▶ **Short problem**
Find the lines below that contain the string "chart". Copy each one.

▶ **Exercise material**
============================================================
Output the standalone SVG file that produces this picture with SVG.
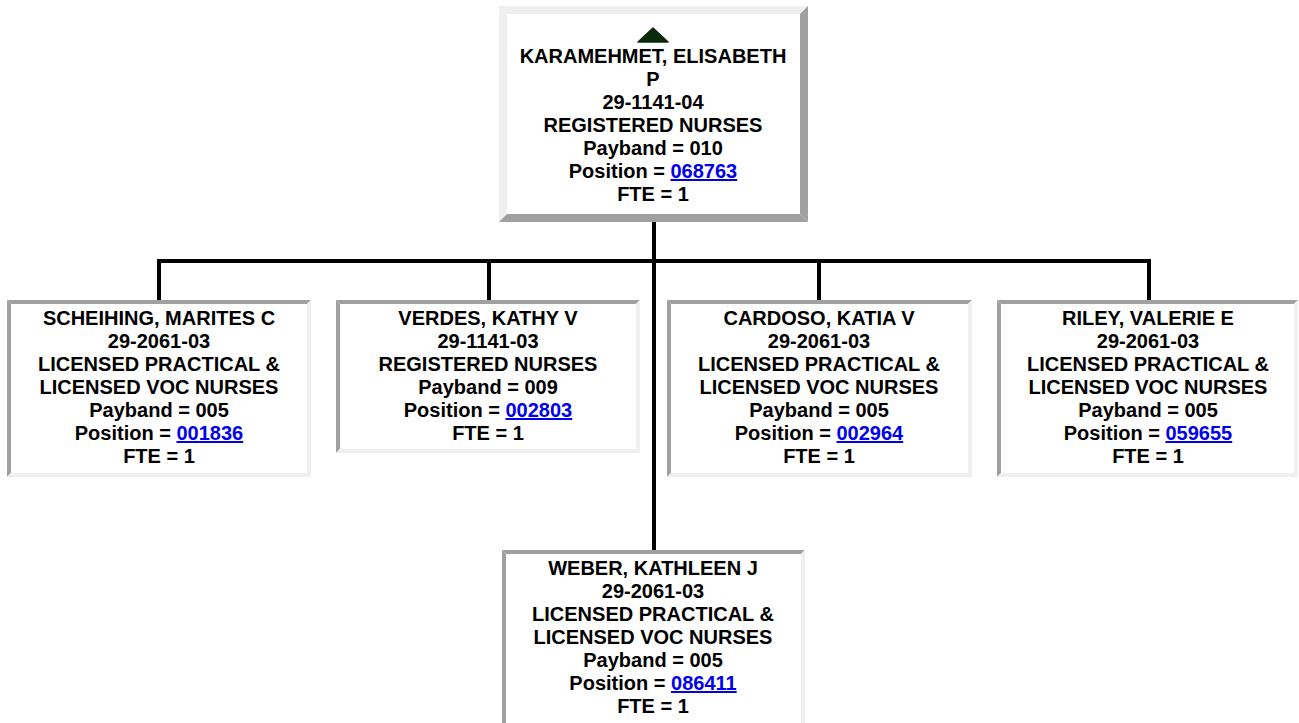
============================================================
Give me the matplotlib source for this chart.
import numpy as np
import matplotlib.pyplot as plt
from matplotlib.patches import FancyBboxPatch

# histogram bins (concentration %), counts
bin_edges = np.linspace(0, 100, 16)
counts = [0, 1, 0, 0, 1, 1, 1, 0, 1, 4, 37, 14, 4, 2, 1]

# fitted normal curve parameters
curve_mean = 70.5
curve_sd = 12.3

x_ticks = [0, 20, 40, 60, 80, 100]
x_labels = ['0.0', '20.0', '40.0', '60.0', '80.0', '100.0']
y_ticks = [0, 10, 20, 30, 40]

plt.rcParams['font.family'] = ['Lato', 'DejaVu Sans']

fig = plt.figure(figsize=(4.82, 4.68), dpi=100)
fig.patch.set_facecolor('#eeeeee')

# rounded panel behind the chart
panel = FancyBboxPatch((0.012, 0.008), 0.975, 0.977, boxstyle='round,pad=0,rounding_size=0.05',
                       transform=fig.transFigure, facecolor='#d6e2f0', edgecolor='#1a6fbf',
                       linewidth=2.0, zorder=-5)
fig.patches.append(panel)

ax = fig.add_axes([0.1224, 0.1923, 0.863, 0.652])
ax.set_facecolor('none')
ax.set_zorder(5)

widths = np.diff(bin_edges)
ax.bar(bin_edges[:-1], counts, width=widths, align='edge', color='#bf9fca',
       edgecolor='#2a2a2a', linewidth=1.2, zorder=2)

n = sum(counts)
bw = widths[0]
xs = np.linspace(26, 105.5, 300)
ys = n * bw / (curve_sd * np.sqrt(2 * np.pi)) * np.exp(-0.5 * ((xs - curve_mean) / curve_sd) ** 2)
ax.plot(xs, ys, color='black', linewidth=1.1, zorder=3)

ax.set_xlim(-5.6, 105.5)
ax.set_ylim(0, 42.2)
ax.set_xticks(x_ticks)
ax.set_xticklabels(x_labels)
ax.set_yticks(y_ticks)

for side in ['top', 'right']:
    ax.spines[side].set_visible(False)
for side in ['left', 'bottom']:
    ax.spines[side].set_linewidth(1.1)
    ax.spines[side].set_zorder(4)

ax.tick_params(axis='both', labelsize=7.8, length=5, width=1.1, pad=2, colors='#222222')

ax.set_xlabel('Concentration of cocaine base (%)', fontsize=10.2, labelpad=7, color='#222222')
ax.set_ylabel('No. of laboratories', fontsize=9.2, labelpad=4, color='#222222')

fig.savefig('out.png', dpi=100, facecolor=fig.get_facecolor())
============================================================
▶ **Complete response**
Give me the matplotlib source for this chart.
# rounded panel behind the chart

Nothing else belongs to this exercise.